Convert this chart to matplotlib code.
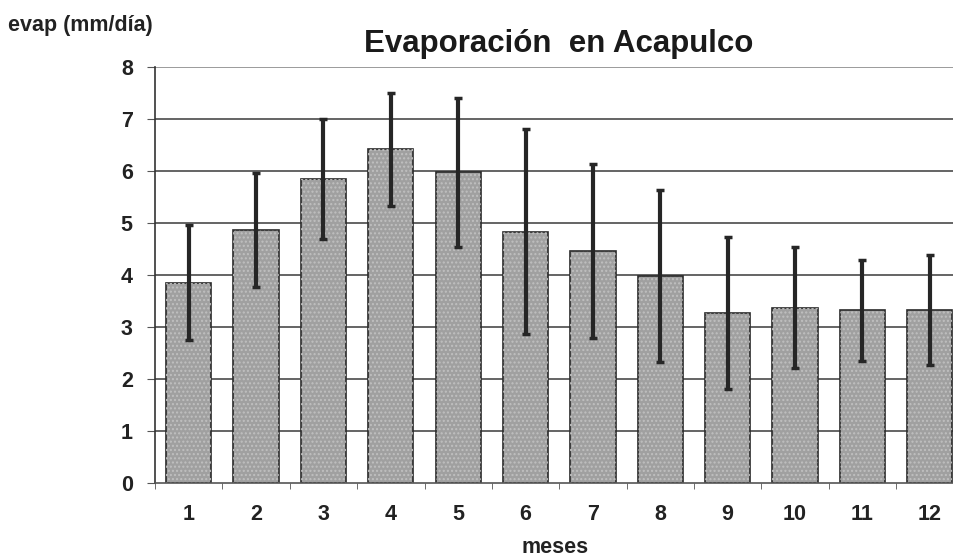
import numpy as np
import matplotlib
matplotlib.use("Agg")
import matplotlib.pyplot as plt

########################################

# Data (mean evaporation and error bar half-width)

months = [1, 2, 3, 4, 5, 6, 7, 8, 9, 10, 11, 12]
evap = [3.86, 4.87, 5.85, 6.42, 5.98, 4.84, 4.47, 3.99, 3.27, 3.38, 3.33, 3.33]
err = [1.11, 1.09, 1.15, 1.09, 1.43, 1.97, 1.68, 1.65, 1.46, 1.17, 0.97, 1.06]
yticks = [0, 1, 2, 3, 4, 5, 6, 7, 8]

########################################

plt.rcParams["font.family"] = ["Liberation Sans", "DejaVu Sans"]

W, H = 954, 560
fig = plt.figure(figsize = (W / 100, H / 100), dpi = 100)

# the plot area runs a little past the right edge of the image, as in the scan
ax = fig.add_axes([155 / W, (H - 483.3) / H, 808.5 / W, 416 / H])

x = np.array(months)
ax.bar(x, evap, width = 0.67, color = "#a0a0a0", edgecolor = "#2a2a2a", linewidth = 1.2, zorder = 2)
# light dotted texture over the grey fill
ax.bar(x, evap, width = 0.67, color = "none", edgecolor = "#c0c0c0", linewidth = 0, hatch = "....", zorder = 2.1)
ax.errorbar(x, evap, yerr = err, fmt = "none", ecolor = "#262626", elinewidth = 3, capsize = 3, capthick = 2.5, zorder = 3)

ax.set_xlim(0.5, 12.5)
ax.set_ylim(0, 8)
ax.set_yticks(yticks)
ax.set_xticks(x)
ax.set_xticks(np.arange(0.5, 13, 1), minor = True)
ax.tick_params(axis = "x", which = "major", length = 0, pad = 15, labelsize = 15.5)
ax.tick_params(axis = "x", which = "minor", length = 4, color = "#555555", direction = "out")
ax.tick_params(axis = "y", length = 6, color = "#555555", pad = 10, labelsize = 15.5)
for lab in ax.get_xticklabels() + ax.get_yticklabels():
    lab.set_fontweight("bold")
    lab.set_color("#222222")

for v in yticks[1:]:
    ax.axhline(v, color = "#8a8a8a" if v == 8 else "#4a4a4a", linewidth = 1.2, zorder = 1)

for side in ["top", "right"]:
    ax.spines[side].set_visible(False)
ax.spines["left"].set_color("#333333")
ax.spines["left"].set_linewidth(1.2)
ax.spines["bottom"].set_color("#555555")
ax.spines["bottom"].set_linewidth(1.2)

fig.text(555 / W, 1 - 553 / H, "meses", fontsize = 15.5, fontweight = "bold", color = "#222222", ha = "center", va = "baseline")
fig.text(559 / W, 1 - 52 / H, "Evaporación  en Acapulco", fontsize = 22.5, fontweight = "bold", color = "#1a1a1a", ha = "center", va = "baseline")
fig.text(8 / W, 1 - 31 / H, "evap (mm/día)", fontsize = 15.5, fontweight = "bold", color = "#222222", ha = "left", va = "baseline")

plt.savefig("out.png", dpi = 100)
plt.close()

### GOAL:
Everything from the top line of the data down to and including the line with "# Data (mean evaporation and error bar half-width)" is to be copied, except the pictures.

### FINAL RESULT:
Convert this chart to matplotlib code.
import numpy as np
import matplotlib
matplotlib.use("Agg")
import matplotlib.pyplot as plt

########################################

# Data (mean evaporation and error bar half-width)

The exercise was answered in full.